In order to make your conclusion viable, essentially, global warming must create a semi-permanent La Nina. In effect, the warming atmosphere will cause the ocean under it to cool across a vast area of the Pacific Ocean and allows a trough to form over the eastren Pacific, which encourages the development of a downstream ridge over the Eastern CONUS. Thereafter, that La Nina will not cause a heat imbalance, which would assist in reversing the pressures and then the temperature, but, remain a semi-permanent feature of summer, which downstream causes a teleconnection that pumps up the Azores / Bermuda High causing a decrease in precipiation which allows the ground to warm in a closed loop.

I'll state again that I am not a climate scientist, but your conclusion makes no sense based on 50 years of living in the northeast and watching what happen when temperatures warm in the area. You know for a fact that air becomes more able to carry moisture as it warms. So, where do your models show dewpoints in 80 years? There is no way that 70F+ dewpoints will not create at least airmass TSRA even in the absence of cold fronts. What will happen is that the influence of these warms temps and the Bermuda High will warm the ocean under it, which, as we know, will weaken the High, allowing cooler air from the poles to come south into this incredibly moist airmass. The TSRA will be spectacular and the droughts and high temps ended as the TSRA moisten the ground. What you are essentially stating is the summer climate of the Carolinas will come north 7-8 degrees latitude. What do we see every single day in the Carolinas from the Solstice to late August? Afternoon airmass TSRA. And that’s what you'll get in this situation. Efectively limiting the heating by the cloud cover in afternoon.

Every other study I have seen shows El Nino becoming predominant in a global warming scenario, not a La Nina. El nino summers are generally cool and damp the northeast USA since the warm air over the eastern Pacific creates a down stream trough in the atmosphere.

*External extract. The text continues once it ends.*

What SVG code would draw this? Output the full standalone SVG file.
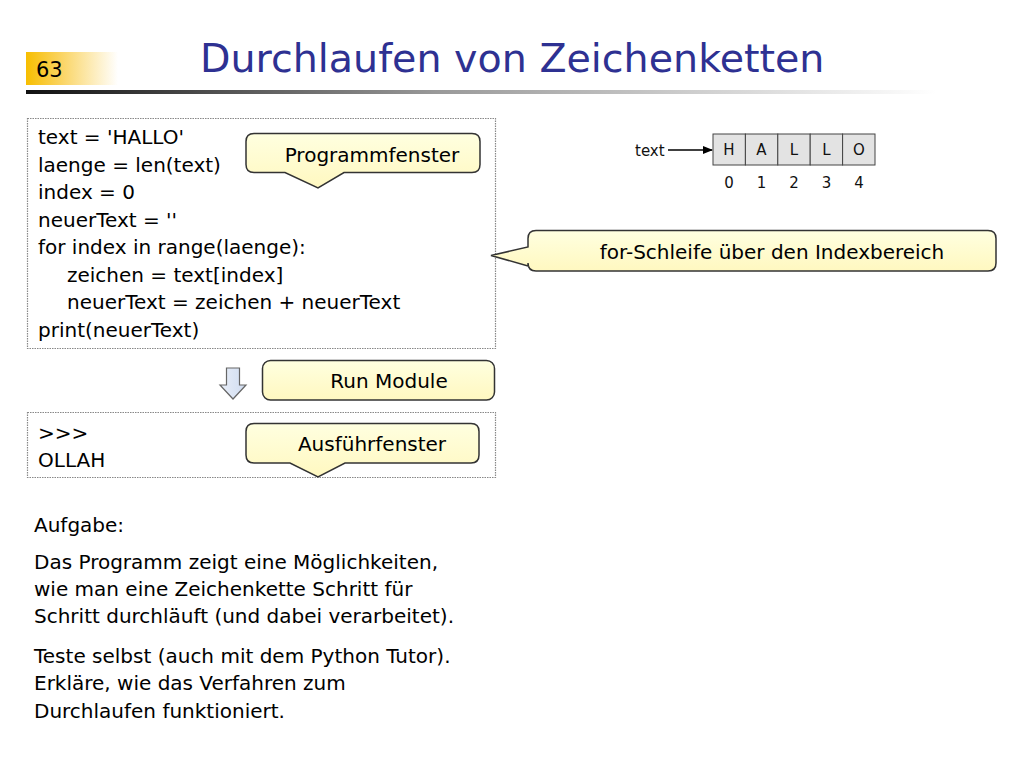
<svg xmlns="http://www.w3.org/2000/svg" width="1024" height="768" viewBox="0 0 1024 768">
<defs>
  <linearGradient id="numGrad" x1="0" y1="0" x2="1" y2="0">
    <stop offset="0" stop-color="#F7BE00"/>
    <stop offset="0.35" stop-color="#FAD25A"/>
    <stop offset="1" stop-color="#FFFFFF"/>
  </linearGradient>
  <linearGradient id="lineGrad" x1="0" y1="0" x2="1" y2="0">
    <stop offset="0" stop-color="#111111"/>
    <stop offset="0.45" stop-color="#999999"/>
    <stop offset="1" stop-color="#FFFFFF"/>
  </linearGradient>
  <linearGradient id="calloutGrad" x1="0" y1="0" x2="0" y2="1">
    <stop offset="0" stop-color="#FFFFE0"/>
    <stop offset="1" stop-color="#FFF8C0"/>
  </linearGradient>
  <linearGradient id="arrowGrad" x1="0" y1="0" x2="1" y2="0">
    <stop offset="0" stop-color="#E8EEF8"/>
    <stop offset="1" stop-color="#D0DCF0"/>
  </linearGradient>
  <marker id="arrowHead" markerWidth="10" markerHeight="8" refX="9" refY="4" orient="auto" markerUnits="userSpaceOnUse">
    <path d="M0,0 L10,4 L0,8 Z" fill="#000"/>
  </marker>
</defs>
<style>
  text { font-family: "DejaVu Sans", Verdana, sans-serif; fill: #000; }
  .title { font-size: 39.6px; fill: #2E3192; }
  .body { font-size: 20px; }
  .small { font-size: 15px; fill: #111; }
  .callout { fill: url(#calloutGrad); stroke: #333; stroke-width: 1.5; }
  .box { fill: #fff; stroke: #888; stroke-width: 1.2; stroke-dasharray: 1.5 1; }
  .cell { fill: #E3E3E3; stroke: #444; stroke-width: 1; }
  .mid { text-anchor: middle; }
</style>
<rect width="1024" height="768" fill="#fff"/>

<g id="header">
  <rect x="26" y="52" width="92" height="33" fill="url(#numGrad)"/>
  <text x="36" y="77" style="font-size:21px">63</text>
  <text class="title" x="200" y="72">Durchlaufen von Zeichenketten</text>
  <rect x="26" y="90" width="910" height="4" fill="url(#lineGrad)"/>
</g>

<g id="program-box">
  <rect class="box" x="27.5" y="118.5" width="468" height="230"/>
  <text class="body" x="38" y="144">text = 'HALLO'</text>
  <text class="body" x="38" y="172">laenge = len(text)</text>
  <text class="body" x="38" y="199">index = 0</text>
  <text class="body" x="38" y="227">neuerText = ''</text>
  <text class="body" x="38" y="254">for index in range(laenge):</text>
  <text class="body" x="67" y="282">zeichen = text[index]</text>
  <text class="body" x="67" y="309">neuerText = zeichen + neuerText</text>
  <text class="body" x="38" y="337">print(neuerText)</text>
</g>

<g id="callout-programmfenster">
  <path class="callout" d="M254,133.5 H472 Q480,133.5 480,141.5 V164.5 Q480,172.5 472,172.5 H344 L318,188 L285,172.5 H254 Q246,172.5 246,164.5 V141.5 Q246,133.5 254,133.5 Z"/>
  <text class="body mid" x="372" y="162">Programmfenster</text>
</g>

<g id="array">
  <text class="small" x="635" y="156">text</text>
  <rect class="cell" x="713" y="134" width="32.4" height="31"/>
  <rect class="cell" x="745.4" y="134" width="32.4" height="31"/>
  <rect class="cell" x="777.8" y="134" width="32.4" height="31"/>
  <rect class="cell" x="810.2" y="134" width="32.4" height="31"/>
  <rect class="cell" x="842.6" y="134" width="32.4" height="31"/>
  <text class="small mid" x="729" y="155">H</text>
  <text class="small mid" x="761.5" y="155">A</text>
  <text class="small mid" x="794" y="155">L</text>
  <text class="small mid" x="826.5" y="155">L</text>
  <text class="small mid" x="859" y="155">O</text>
  <text class="small mid" x="729" y="188">0</text>
  <text class="small mid" x="761.5" y="188">1</text>
  <text class="small mid" x="794" y="188">2</text>
  <text class="small mid" x="826.5" y="188">3</text>
  <text class="small mid" x="859" y="188">4</text>
</g>

<g id="callout-for">
  <path class="callout" d="M536,230.5 H988 Q996,230.5 996,238.5 V263 Q996,271 988,271 H536 Q528,271 528,263 V266 L491,255.5 L528,247 V238.5 Q528,230.5 536,230.5 Z"/>
  <text class="body mid" x="772" y="259">for-Schleife über den Indexbereich</text>
</g>

<g id="down-arrow">
  <path d="M226.5,368 H239.5 V385 H246 L233,399 L220,385 H226.5 Z" fill="url(#arrowGrad)" stroke="#666" stroke-width="1.2"/>
</g>

<g id="callout-run">
  <rect class="callout" x="262.5" y="360.5" width="232" height="39.5" rx="8"/>
  <text class="body mid" x="389" y="388">Run Module</text>
</g>

<g id="output-box">
  <rect class="box" x="27.5" y="412.5" width="468" height="65"/>
  <text class="body" x="38" y="440">&gt;&gt;&gt;</text>
  <text class="body" x="38" y="467">OLLAH</text>
</g>

<g id="callout-ausfuehr">
  <path class="callout" d="M254,423.5 H471 Q479,423.5 479,431.5 V455 Q479,463 471,463 H345 L318,477 L290,463 H254 Q246,463 246,455 V431.5 Q246,423.5 254,423.5 Z"/>
  <text class="body mid" x="372" y="451">Ausführfenster</text>
</g>

<g id="connectors">
  <line x1="668" y1="150" x2="712" y2="150" stroke="#000" stroke-width="1.5" marker-end="url(#arrowHead)"/>
</g>

<g id="task-text">
  <text class="body" x="34" y="532">Aufgabe:</text>
  <text class="body" x="34" y="569">Das Programm zeigt eine Möglichkeiten,</text>
  <text class="body" x="34" y="596">wie man eine Zeichenkette Schritt für</text>
  <text class="body" x="34" y="623">Schritt durchläuft (und dabei verarbeitet).</text>
  <text class="body" x="34" y="663">Teste selbst (auch mit dem Python Tutor).</text>
  <text class="body" x="34" y="690">Erkläre, wie das Verfahren zum</text>
  <text class="body" x="34" y="718">Durchlaufen funktioniert.</text>
</g>
</svg>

You are essentially arguing that this will not happen since if an El nino becomes a semi=permanent phenomenom the normal consequence of that will not happen in the atmosphere because of 'Global Warming.' That is not a good enough excuse. The laws of physics and the way the atmosphere works do not change because someone has a computer model. You admit that the teleconnection between the EastPac trough and Eastern CONUS ridge exists, so if an El Nino forms, a trough will predominate over the Eastern CONUS, bringing cooler and not warmer temps.

In order to scientificablly viable, a global warming model, and in fact the entire argument for human caused global warming, needs to explain how global 'cooling' existed in the 1960's and 1970's. If a model cannot explain already known phenomena, then it cannot satisfy any reasonably rigorous scientific review. We should be able to wind the global warming models back to 1900, add the CO2 and recreate the climate that we KNOW happened. If we can't do that, then the models are wrong.

Finally, I have one question that I have NEVER seen answered simply and coherently. If one looks at the blackbody absorption spectra of water vapor and CO2, they overlap. Logically, if water vapor is already absorbing all of the radiation at a certain frequency, how is CO2 going to add to the absorbtion of re-radiated infrared? It is akin to adding a piece of paper to aluminum foil covering a window; the room gets no darker. Every purported explanation begs the question, and uses as an example the planet Venus, with its' dense CO2 atmosphere and high temperatures. However, Venus has orders of magnitude less water vapor than Earth. It is akin to looking at an apple and calling it an orange because it is a fruit.

I am not one of those deniers of global warming. I simply have an open mind and want to be convinced of the Science before I start tinkering as a species with the climate of a planet whose largess we need to continue to survive.